Às vezes, foram as nacionalizações-resgate que impediram o desaparecimento de empresas moribundas, mas consideradas estratégicas ou socialmente vitais. Outras vezes, os governos europeus (nem sempre e apenas de esquerda) viram na propriedade pública a melhor cura contra as rendas parasitárias nos “monopólios naturais”, como a energia, as telecomunicações, os transportes, a televisão. Assim, foi motivada na Itália a criação do Enel (Ente Nazionale per l'Energia Elettrica) e a nacionalização da energia elétrica decidida pelo primeiro governo de centro-direita em 1962: o ente público substituía uma selva de outros milhares de operadores privados que tinham depenado o consumidor, criando, além disso, graves disparidades regionais.
A onda das desnacionalizações lançada por Margaret Thatcher em 1979 não foi só uma mudança ideológica, em consequência de uma reviravolta quase universal nas relações de força entre direita e esquerda.
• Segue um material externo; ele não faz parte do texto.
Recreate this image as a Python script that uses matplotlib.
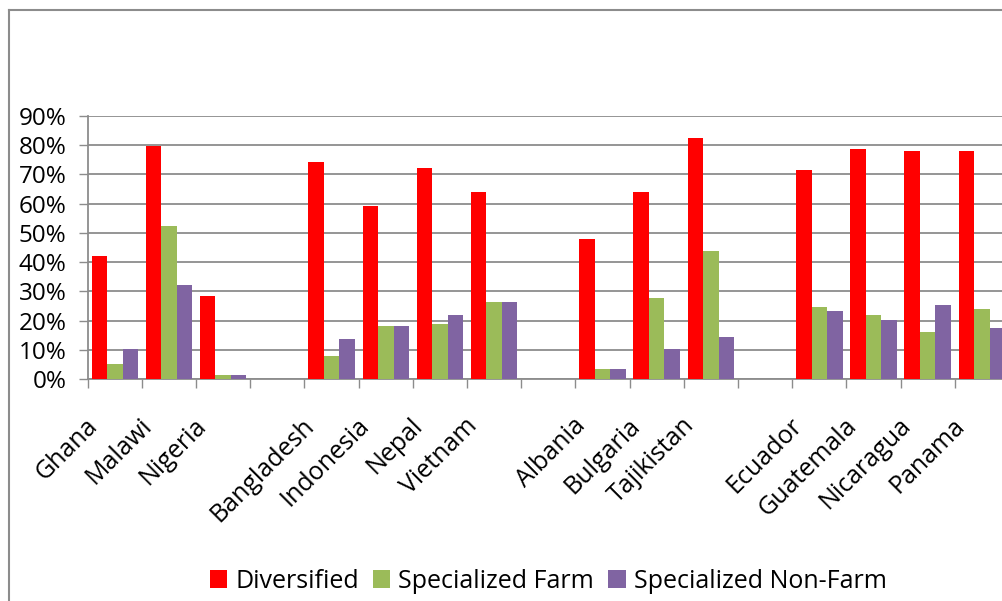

As inovações tecnológicas também tinham peso. Em muitos setores – começando pelas telecomunicações – tornou-se obsoleto o conceito de “monopólio natural”. Os progressos de eficiência eram facilitados pela competição entre atores privados. Em todo o caso, o acionista público resistiu com bons resultados: a França não teria uma liderança mundial na energia nuclear e na alta velocidade ferroviária se esses setores tivessem sido absorvidos na lógica do benefício de curto prazo que caracteriza as sociedades privadas.
A propriedade pública, porém, nem sempre é uma garantia, nem para o contribuinte, nem para o consumidor: justamente na França, um dos mais graves escândalos financeiros do pós-guerra teve como protagonista o Crédit Lyonnais quando era do Estado.
Hoje, não há, em nenhuma parte do mundo, um “pensamento forte” que teorize o retorno sistemático ao Estado-padrão. As nacionalizações estão ocorrendo contra a vontade, para sustentar blocos inteiros do sistema econômico que estão desabando. Como John Maynard Keynes ensinou, há momentos em que o capitalismo deve ser salvo por si mesmo.